Gold Silver Ratio
The Gold : Silver Ratio represents the number of ounces of silver it takes to purchase one ounce of gold. For example, if gold was trading at $950 and silver was priced at $12.50, the gold : silver ratio would be 76.
According to the latest Gold to Silver ratio charts, the amount of silver needed to buy an ounce of gold is at 84; steadily rising from the 10-year high of 82 in 2018. Gold per ounce is currently fluctuating around $1,270-1,275, while silver is at $15.00 an ounce.
The logic is that when the ratio is wider, silver is undervalued, and when the ratio is narrower then gold is undervalued. This is a rough approximation, but investors still use it as jigsaw data - combining it with other factors such as demand and the amount mined.

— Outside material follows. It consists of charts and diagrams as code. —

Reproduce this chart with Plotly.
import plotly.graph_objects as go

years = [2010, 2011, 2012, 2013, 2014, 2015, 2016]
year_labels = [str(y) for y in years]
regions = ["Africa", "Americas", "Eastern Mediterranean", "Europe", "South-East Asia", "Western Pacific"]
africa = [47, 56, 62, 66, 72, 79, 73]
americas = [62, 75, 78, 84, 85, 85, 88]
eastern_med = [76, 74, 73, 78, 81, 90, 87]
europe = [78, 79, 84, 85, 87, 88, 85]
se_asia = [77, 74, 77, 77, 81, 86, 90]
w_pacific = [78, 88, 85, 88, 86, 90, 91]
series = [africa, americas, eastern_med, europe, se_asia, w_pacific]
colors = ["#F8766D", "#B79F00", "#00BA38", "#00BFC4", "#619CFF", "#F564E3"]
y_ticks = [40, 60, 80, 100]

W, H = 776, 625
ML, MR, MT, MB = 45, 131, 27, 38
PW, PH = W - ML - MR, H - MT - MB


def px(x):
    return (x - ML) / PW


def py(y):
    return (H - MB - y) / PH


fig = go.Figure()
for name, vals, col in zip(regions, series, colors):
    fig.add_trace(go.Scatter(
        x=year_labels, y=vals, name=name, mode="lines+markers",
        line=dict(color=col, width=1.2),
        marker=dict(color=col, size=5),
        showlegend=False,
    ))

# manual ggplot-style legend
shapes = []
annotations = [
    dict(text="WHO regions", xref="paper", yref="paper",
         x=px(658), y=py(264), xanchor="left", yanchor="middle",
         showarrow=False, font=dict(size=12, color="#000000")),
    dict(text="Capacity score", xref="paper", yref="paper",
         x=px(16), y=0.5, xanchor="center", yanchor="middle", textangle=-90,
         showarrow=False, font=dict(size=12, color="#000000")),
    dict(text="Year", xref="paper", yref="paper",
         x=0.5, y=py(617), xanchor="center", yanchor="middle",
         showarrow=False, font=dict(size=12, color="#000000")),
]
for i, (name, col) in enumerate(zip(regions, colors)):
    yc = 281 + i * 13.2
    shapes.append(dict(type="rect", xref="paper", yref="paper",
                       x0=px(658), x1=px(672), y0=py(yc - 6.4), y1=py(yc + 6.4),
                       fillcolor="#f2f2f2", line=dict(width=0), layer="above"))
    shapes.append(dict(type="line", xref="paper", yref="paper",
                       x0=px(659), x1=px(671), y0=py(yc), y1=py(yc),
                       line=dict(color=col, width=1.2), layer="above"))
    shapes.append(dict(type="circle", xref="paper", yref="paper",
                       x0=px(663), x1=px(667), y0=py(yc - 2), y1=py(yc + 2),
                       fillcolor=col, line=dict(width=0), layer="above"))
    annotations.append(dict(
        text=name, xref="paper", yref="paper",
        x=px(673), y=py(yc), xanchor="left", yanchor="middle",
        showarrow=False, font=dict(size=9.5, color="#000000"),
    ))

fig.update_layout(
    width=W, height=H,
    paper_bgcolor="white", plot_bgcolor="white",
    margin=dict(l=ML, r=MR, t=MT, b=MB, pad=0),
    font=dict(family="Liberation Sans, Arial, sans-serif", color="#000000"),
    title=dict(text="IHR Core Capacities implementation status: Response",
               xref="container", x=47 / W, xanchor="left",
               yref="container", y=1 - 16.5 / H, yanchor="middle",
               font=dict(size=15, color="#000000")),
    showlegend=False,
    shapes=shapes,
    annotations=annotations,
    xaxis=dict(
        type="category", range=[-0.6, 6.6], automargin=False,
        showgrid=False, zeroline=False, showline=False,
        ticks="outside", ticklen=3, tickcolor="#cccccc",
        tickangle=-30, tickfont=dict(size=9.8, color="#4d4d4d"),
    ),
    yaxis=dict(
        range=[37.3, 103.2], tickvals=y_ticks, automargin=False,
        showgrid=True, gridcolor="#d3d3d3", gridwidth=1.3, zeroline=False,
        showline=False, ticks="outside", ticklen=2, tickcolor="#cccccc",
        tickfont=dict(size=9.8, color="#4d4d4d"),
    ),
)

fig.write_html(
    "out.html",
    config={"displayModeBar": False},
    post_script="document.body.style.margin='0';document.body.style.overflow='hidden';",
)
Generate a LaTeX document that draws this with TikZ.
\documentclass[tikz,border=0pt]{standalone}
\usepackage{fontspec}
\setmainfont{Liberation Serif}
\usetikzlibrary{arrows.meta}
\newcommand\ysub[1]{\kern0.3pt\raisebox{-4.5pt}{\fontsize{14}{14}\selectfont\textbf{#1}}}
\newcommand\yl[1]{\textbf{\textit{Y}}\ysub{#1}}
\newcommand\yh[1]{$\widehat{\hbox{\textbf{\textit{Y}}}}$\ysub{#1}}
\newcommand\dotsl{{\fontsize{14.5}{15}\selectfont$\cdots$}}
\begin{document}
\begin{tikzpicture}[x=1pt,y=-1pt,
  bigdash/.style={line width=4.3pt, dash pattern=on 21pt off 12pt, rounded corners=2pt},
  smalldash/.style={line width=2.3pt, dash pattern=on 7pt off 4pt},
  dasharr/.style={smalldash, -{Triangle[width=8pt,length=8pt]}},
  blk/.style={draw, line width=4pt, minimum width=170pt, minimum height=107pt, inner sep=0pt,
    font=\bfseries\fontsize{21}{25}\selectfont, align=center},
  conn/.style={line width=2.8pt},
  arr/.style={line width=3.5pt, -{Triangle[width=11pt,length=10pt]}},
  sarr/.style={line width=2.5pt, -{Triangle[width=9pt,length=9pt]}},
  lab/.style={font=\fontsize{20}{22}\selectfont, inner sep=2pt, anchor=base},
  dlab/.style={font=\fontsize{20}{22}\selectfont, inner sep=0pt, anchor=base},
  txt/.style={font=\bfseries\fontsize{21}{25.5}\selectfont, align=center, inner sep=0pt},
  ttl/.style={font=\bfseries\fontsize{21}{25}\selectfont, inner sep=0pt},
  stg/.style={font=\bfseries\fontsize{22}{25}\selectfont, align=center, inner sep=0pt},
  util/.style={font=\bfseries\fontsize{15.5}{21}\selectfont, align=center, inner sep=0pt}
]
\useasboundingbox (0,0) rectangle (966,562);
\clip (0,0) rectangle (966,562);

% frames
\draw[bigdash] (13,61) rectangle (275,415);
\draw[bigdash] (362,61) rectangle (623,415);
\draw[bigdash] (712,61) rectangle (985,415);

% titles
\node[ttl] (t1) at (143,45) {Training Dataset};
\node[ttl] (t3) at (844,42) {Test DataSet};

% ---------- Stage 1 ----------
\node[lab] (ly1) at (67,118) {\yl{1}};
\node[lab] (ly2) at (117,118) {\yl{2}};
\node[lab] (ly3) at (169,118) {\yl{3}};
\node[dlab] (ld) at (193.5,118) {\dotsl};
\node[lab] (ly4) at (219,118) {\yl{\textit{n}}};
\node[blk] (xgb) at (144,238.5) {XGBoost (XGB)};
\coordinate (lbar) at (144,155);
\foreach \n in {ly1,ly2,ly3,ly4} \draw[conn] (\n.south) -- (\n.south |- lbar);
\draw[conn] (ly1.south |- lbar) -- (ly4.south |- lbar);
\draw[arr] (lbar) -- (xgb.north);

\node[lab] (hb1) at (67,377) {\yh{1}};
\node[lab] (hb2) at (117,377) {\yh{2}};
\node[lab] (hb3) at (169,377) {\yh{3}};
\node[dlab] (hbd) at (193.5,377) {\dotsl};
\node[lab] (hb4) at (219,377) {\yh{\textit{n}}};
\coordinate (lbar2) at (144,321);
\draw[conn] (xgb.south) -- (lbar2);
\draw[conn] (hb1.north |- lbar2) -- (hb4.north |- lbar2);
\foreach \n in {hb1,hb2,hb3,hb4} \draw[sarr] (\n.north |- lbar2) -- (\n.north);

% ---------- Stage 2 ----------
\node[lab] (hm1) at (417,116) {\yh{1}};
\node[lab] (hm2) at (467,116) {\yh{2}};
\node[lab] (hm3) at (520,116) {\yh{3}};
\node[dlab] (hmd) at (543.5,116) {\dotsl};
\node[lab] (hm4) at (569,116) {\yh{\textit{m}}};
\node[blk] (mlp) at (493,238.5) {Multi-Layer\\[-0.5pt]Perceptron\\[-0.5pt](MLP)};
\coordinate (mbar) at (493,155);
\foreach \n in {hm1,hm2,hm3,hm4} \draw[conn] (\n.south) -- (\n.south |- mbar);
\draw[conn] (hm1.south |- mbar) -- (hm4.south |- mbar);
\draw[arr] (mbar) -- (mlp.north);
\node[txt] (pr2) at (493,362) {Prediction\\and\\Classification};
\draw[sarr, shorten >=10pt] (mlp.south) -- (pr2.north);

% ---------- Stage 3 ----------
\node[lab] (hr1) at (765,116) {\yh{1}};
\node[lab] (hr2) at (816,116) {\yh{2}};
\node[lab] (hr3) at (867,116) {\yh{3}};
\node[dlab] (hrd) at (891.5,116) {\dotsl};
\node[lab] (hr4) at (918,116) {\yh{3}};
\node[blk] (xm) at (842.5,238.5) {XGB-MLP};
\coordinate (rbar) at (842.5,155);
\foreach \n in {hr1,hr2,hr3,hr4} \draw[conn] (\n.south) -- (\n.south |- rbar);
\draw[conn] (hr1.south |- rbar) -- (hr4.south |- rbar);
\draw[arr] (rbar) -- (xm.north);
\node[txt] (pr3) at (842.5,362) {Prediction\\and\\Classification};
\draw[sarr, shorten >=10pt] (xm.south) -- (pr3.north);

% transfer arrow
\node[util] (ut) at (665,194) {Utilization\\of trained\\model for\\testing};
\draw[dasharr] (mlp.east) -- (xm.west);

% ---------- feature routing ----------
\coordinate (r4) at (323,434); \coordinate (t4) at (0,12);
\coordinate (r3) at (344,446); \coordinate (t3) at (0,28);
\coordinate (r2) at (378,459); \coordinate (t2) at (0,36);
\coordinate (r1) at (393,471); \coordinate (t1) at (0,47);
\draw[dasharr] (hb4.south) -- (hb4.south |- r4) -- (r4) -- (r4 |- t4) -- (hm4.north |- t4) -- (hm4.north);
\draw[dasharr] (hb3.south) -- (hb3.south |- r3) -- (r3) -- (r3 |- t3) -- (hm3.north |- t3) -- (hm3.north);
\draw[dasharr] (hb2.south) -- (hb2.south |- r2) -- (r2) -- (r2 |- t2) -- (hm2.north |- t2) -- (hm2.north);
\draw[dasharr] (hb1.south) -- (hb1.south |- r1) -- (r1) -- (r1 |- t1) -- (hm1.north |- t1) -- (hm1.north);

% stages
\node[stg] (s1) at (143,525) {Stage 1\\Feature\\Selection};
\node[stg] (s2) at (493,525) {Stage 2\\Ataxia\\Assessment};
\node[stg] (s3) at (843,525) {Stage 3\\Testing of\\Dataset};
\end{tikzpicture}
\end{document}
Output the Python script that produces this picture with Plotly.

The typical range of gold to silver is between 50 and 70, so the ratio sitting comfortably around the 80 mark suggests the time could be right to buy silver.
Throughout history the ratio has fluctuated widely.
- In 1991 the ratio peaked at 100
- At the peak of the last precious metals boom in 1980 the ratio had narrowed to 17
- At the end of the 19th century the ratio was fixed at 15
- During the Roman Empire the ratio was fixed at 12
- 323 B.C. at the time of Alexander the Great's death the ratio stood at 12.5
Many investors in silver believe the ratio should stand at 16:1, primarily because there is 16 times more silver in the Earth’s crust than gold.
Many argue that the ratio could fall further because only 9 times more silver is currently being mined globally than gold. Others point to the fact there is 160,000 tonnes of gold above ground whilst most of the silver ever mined has been used up in industrial processes.